> **Your objective**: Below is a listing; restate from it, character for character, the lines beginning at the line holding "Clone this chart in Altair." and ending at the line holding "import pandas as pd", both included.

> **Input for this task**:
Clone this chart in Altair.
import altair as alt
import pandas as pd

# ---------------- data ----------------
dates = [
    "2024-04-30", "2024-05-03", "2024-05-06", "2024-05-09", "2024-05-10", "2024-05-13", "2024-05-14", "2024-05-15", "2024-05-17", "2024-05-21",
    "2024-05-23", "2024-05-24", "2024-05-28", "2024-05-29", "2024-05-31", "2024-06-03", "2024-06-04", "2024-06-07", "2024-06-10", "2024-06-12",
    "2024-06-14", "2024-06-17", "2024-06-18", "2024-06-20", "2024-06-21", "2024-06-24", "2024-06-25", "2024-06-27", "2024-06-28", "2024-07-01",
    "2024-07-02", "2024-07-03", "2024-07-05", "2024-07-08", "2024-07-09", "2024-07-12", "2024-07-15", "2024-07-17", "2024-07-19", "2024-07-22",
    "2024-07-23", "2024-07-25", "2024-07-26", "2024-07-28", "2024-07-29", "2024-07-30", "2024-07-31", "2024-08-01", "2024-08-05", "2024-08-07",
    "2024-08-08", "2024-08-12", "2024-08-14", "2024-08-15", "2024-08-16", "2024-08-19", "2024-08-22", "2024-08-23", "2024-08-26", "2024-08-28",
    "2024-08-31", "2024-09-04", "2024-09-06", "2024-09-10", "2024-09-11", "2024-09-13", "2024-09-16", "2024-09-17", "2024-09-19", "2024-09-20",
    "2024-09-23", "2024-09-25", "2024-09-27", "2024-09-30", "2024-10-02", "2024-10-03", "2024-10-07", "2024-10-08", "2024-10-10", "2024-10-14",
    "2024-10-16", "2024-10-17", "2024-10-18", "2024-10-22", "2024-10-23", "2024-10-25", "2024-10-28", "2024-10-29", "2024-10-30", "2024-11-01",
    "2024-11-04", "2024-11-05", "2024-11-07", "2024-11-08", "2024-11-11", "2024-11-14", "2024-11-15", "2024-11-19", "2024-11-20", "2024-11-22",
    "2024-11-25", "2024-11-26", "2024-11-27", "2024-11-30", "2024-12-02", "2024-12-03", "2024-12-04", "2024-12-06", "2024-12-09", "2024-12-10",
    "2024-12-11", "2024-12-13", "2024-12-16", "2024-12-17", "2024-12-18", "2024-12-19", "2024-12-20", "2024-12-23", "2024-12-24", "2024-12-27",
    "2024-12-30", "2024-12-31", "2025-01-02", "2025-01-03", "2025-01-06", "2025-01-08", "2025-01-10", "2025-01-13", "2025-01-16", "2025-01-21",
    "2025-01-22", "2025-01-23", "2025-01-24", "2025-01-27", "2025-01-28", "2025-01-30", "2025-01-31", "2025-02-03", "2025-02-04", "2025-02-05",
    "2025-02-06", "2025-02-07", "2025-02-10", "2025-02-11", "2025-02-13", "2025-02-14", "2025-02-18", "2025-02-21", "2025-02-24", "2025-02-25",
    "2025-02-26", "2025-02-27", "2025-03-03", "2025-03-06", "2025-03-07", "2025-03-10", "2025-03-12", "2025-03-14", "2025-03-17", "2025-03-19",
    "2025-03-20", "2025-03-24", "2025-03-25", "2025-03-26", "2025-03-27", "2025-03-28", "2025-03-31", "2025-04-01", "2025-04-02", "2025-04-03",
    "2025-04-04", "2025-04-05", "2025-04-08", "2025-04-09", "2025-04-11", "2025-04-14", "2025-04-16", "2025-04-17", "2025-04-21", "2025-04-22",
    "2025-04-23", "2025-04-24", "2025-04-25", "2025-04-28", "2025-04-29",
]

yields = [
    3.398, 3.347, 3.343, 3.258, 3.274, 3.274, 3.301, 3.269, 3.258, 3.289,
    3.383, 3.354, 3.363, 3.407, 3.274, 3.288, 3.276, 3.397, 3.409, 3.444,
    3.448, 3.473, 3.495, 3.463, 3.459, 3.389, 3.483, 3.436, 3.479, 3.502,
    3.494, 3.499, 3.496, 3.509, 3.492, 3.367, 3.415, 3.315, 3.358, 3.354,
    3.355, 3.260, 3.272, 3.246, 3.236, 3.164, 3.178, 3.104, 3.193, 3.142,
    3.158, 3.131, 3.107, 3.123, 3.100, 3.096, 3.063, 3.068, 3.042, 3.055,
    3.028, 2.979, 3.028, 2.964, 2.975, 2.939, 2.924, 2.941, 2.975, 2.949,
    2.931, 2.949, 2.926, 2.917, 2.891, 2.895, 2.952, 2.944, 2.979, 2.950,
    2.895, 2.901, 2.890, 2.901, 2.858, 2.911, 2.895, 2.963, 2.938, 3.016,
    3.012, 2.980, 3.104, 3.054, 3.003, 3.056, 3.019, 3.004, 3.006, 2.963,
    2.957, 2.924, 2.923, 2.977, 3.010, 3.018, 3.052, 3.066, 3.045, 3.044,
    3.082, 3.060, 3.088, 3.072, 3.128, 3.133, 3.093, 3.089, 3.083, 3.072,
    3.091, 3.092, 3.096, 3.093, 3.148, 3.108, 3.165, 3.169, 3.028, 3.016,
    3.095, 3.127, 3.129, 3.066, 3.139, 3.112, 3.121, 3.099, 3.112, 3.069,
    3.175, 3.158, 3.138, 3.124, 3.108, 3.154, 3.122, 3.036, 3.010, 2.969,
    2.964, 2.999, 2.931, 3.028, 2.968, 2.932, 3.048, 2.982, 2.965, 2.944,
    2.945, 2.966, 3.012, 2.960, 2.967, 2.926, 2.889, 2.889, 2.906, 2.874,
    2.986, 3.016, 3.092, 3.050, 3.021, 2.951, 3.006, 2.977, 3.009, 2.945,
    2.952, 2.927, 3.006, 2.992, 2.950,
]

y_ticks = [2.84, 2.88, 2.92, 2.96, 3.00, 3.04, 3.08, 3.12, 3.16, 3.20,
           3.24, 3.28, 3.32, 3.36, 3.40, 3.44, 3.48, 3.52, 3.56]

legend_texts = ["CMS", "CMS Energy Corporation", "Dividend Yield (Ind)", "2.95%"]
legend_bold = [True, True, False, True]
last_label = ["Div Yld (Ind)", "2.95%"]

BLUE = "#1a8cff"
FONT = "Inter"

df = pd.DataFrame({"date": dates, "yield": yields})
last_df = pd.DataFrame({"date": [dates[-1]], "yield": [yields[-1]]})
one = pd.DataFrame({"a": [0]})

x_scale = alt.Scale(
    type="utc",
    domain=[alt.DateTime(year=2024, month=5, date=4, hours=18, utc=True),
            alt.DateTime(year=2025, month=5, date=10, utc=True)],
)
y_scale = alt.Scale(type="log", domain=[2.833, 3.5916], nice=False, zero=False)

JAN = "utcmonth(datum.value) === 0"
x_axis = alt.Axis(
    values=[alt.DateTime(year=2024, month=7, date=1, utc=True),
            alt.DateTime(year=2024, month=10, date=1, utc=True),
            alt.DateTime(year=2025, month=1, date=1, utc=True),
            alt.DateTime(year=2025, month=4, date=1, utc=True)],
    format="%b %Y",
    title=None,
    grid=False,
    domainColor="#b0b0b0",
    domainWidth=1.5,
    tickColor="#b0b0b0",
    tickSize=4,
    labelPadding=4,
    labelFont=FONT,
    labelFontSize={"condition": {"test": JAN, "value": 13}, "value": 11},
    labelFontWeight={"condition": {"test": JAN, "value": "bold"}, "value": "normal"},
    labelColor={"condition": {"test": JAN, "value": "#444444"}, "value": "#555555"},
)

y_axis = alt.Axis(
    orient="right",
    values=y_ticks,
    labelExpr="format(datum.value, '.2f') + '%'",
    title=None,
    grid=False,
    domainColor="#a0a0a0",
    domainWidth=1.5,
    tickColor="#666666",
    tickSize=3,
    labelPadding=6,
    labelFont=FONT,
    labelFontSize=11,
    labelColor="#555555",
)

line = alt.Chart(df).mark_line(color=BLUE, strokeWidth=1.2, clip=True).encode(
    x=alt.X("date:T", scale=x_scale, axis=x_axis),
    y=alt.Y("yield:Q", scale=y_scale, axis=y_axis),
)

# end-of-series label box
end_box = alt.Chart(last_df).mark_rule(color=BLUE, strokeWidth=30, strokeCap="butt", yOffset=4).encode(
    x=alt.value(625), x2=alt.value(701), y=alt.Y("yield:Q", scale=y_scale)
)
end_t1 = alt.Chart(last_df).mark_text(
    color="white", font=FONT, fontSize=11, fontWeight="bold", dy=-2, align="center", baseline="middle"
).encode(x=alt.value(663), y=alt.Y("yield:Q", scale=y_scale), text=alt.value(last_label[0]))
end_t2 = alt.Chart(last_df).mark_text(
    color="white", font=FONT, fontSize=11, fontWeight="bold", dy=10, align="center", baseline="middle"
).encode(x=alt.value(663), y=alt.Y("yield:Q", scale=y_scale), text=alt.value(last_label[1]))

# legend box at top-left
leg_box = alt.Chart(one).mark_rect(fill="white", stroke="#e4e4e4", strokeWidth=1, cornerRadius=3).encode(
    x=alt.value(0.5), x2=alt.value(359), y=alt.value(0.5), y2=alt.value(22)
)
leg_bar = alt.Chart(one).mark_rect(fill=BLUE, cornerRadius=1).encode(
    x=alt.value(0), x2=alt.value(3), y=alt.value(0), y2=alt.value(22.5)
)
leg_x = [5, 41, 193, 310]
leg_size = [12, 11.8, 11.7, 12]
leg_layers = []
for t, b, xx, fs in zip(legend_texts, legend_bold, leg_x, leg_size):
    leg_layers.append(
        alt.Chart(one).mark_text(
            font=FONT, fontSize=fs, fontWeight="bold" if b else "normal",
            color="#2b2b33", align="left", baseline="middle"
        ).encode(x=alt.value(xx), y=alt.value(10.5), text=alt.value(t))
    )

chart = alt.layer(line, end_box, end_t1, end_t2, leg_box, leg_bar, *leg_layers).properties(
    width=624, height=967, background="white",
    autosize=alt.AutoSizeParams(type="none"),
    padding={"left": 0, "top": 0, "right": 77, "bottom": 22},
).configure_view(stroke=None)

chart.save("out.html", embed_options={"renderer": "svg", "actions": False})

--

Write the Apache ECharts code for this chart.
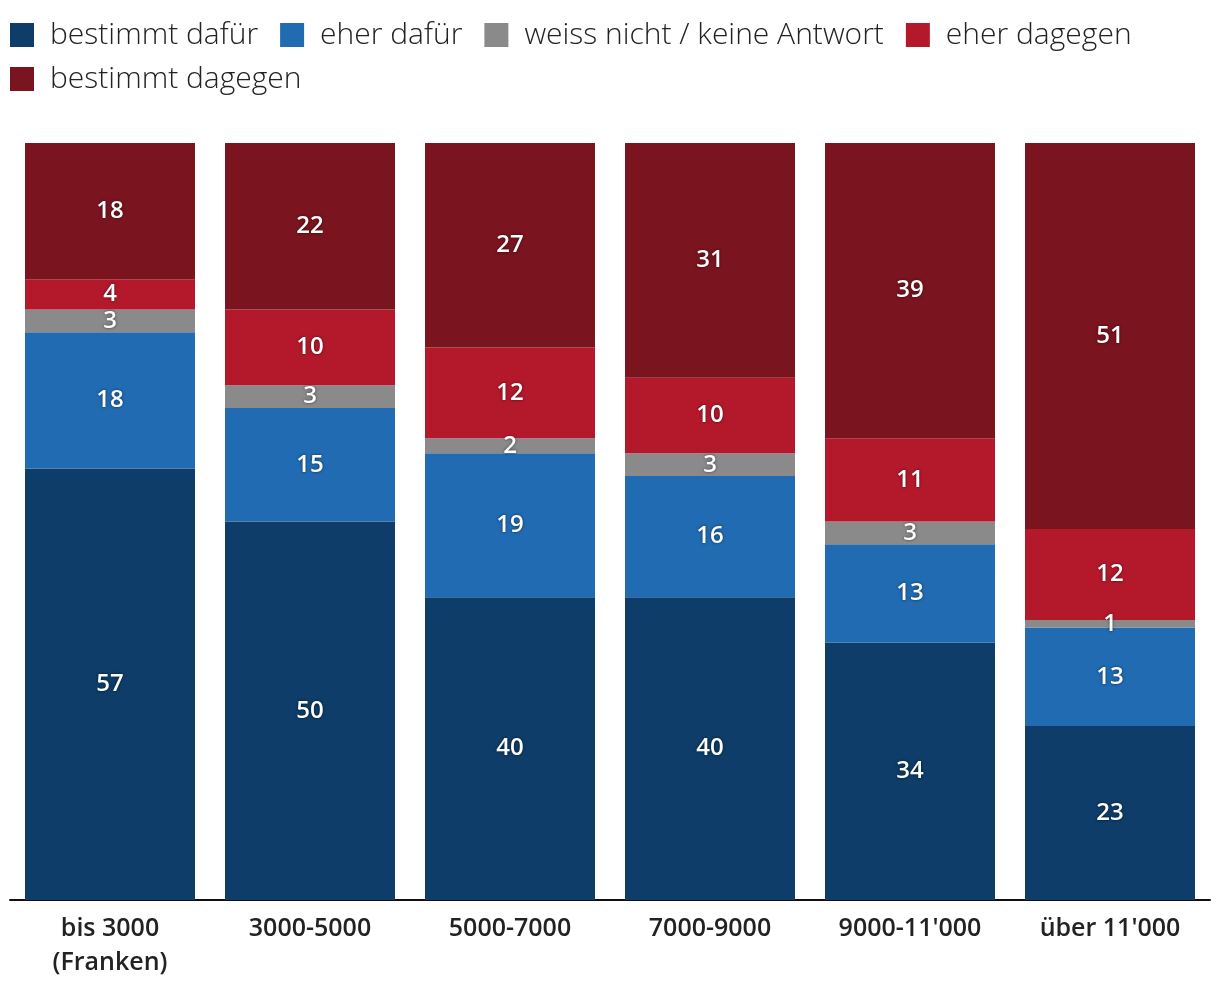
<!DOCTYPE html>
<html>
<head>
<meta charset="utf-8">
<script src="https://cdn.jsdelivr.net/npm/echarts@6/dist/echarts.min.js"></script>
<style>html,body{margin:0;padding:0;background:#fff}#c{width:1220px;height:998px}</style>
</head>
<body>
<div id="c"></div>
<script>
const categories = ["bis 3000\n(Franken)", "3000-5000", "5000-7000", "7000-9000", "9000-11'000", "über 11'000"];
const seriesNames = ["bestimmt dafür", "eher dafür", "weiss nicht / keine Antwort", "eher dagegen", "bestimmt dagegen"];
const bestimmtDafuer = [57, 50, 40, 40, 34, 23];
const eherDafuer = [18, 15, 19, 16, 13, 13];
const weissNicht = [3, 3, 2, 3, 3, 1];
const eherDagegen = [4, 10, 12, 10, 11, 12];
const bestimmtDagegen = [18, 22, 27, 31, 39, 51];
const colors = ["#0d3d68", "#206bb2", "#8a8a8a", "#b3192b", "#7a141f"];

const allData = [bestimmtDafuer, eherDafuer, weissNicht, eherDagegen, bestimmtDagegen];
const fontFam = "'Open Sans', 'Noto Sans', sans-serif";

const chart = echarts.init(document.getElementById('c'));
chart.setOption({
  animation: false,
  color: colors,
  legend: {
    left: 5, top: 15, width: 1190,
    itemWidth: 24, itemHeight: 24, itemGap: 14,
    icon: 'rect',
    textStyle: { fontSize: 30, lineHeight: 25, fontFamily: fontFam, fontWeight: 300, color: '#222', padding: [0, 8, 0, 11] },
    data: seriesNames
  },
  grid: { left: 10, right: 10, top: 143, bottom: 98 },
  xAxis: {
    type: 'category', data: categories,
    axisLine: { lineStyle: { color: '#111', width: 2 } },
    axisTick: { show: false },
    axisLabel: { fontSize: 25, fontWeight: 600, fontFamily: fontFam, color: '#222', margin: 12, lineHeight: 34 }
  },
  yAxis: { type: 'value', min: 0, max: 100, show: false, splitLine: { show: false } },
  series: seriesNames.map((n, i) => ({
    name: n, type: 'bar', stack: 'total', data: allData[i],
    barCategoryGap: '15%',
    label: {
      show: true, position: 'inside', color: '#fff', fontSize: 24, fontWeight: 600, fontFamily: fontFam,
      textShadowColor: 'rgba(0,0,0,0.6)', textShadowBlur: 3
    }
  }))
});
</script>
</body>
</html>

---

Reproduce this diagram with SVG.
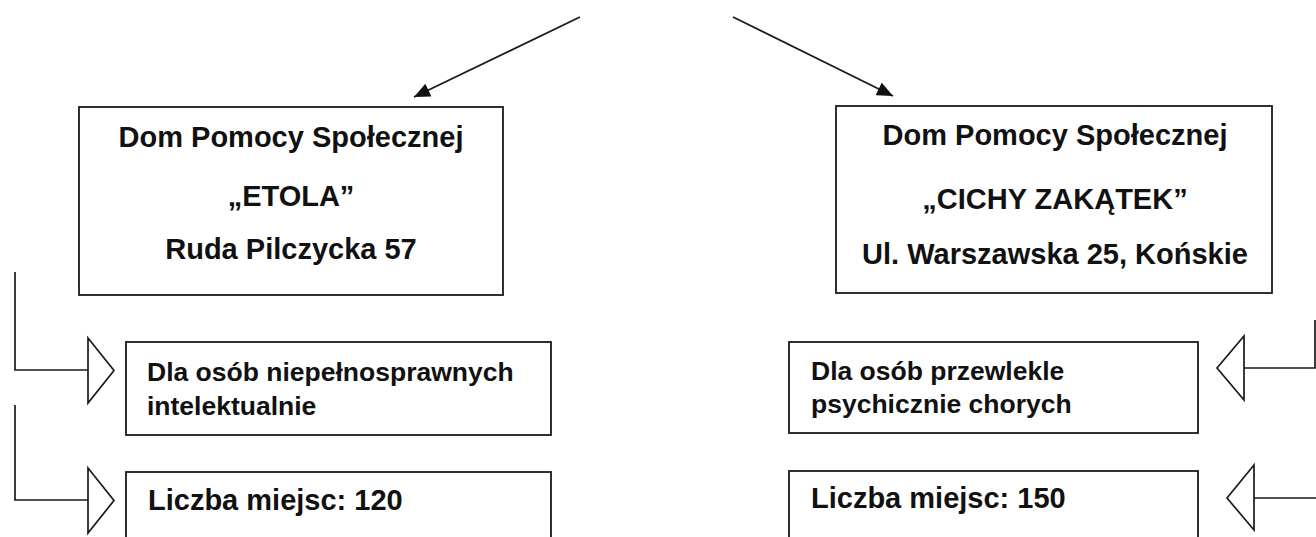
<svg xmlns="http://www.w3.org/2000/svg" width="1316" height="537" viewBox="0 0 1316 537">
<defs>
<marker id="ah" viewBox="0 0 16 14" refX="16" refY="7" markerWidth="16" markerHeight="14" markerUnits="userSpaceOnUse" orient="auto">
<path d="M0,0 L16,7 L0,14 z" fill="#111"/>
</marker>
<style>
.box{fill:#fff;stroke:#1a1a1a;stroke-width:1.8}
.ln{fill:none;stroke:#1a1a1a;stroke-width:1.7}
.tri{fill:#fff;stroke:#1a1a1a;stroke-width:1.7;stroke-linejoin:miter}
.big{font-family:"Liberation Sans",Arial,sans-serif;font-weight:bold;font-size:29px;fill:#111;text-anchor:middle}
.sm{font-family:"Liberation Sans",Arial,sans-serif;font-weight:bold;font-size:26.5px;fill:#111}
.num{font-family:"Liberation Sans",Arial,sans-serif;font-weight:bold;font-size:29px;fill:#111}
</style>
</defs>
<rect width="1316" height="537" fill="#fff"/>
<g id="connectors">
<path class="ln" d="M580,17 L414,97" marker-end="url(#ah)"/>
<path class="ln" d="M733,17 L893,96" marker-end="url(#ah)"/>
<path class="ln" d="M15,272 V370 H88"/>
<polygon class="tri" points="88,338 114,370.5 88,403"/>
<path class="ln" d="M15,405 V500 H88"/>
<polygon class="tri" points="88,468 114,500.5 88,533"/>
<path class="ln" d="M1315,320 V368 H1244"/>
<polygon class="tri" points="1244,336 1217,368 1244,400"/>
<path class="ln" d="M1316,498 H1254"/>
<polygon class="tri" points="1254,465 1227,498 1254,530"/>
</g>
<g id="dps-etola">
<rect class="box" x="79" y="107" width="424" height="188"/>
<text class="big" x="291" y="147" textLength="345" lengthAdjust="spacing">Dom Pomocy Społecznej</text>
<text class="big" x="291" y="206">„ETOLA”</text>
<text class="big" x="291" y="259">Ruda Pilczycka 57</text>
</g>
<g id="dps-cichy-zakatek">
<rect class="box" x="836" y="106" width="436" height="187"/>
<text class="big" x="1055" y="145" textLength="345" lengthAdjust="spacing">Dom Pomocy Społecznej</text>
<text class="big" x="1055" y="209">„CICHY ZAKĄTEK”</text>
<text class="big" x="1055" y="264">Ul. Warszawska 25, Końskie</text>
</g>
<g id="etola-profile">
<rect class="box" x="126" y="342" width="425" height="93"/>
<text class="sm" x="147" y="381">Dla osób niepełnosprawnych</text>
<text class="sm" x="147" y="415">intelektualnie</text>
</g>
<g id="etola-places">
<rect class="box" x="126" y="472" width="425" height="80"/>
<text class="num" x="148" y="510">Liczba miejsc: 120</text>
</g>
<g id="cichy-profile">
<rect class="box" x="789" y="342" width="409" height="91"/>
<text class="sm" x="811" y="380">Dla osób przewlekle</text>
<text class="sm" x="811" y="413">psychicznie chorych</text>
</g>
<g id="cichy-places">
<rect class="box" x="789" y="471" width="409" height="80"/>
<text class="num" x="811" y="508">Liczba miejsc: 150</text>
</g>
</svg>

> **Response to this task**:
Clone this chart in Altair.
import altair as alt
import pandas as pd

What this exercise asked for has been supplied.